Horisontal and vertical spacing

For the multi-row/multi-column plots it is a bit tricky to get the height and width spacing correct - the axis labels often tend to overlap. Also because different target features have different units and thus different numerical ranges - which leads to different sizes of the tick mark text.

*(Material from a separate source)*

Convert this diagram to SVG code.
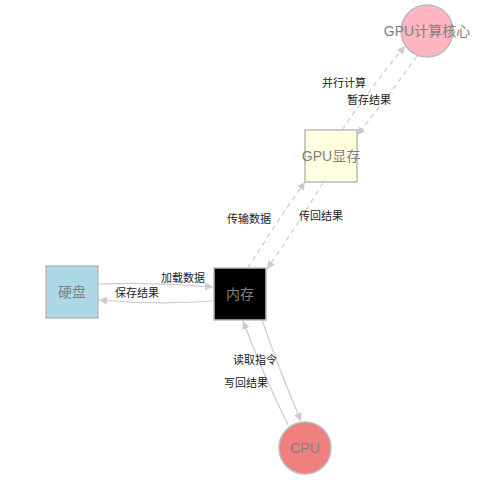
<svg xmlns="http://www.w3.org/2000/svg" width="500" height="480" viewBox="0 0 500 480">
<style>
.node{stroke:#bbbbbb;stroke-width:1.5}
.ntext{font-family:"Liberation Sans","Noto Sans CJK SC",sans-serif;font-size:14px;fill:#808080;text-anchor:middle;dominant-baseline:central}
.elabel{font-family:"Liberation Sans","Noto Sans CJK SC",sans-serif;font-size:11px;fill:#222222;text-anchor:middle;dominant-baseline:central}
.edge{fill:none;stroke:#cccccc;stroke-width:1.2}
.dash{stroke-dasharray:5,4}
</style>
<defs>
<marker id="arr" viewBox="0 0 10 10" refX="10" refY="5" markerWidth="8" markerHeight="8" markerUnits="userSpaceOnUse" orient="auto">
<path d="M0,0 L10,5 L0,10 z" fill="#cccccc"/>
</marker>
</defs>
<rect width="500" height="480" fill="#ffffff"/>
<g id="connectors">
<path class="edge" d="M99,284 Q156,282 213,287" marker-end="url(#arr)"/>
<path class="edge" d="M213,301 Q156,305 99,300" marker-end="url(#arr)"/>
<path class="edge dash" d="M248,268 Q275,224 305,182" marker-end="url(#arr)"/>
<path class="edge dash" d="M323,183 Q296,227 267,269" marker-end="url(#arr)"/>
<path class="edge dash" d="M342,130 Q372,86 405,46" marker-end="url(#arr)"/>
<path class="edge dash" d="M417,56 Q388,97 357,135" marker-end="url(#arr)"/>
<path class="edge" d="M262,320 Q280,372 301,421" marker-end="url(#arr)"/>
<path class="edge" d="M288,425 Q263,374 243,321" marker-end="url(#arr)"/>
</g>
<g id="edge-labels">
<text class="elabel" x="183" y="278">加载数据</text>
<text class="elabel" x="137" y="293">保存结果</text>
<text class="elabel" x="249" y="219">传输数据</text>
<text class="elabel" x="321" y="216">传回结果</text>
<text class="elabel" x="344" y="83">并行计算</text>
<text class="elabel" x="369" y="100">暂存结果</text>
<text class="elabel" x="255" y="360">读取指令</text>
<text class="elabel" x="246" y="383">写回结果</text>
</g>
<g id="node-disk">
<rect class="node" x="46" y="266" width="52" height="52" fill="#add8e6"/>
<text class="ntext" x="72" y="292">硬盘</text>
</g>
<g id="node-mem">
<rect class="node" x="214" y="268" width="52" height="52" fill="#000000"/>
<text class="ntext" x="240" y="294">内存</text>
</g>
<g id="node-gpumem">
<rect class="node" x="305" y="130" width="52" height="52" fill="#ffffe0"/>
<text class="ntext" x="331" y="156">GPU显存</text>
</g>
<g id="node-gpucore">
<circle class="node" cx="427" cy="31" r="26" fill="#ffb6c1"/>
<text class="ntext" x="427" y="31">GPU计算核心</text>
</g>
<g id="node-cpu">
<circle class="node" cx="305" cy="448" r="26" fill="#f08080"/>
<text class="ntext" x="305" y="448">CPU</text>
</g>
</svg>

Matplotlib does not handle that automatically and thus I have added the possibility of manually setting both figure height and width and the height and width spacing.

        "figSize": {
          "x": 0,
          "y": 0,
          "xadd": 0,
          "yadd": 0
        },
        "hwspace": {
          "hspace": 0.25,
          "wspace": 0.25
        },

If, like in the example above, figSize x, y, xadd and yadd are set to 0 the script will look for default settings under subFigSize:

      "subFigSize": {
        "x": 3,
        "y": 3,
        "xadd": 0.1,
        "yadd": 0.1
      }

If subFigSize is used, the total figure size will be set as:

  • width = “nr of columns” * x + xadd
  • height = “nr of rows” * y + yadd

Tuning these number it is possible to achieve a plot with nice looking distances between the sub-plots both in the horizontal and the vertical.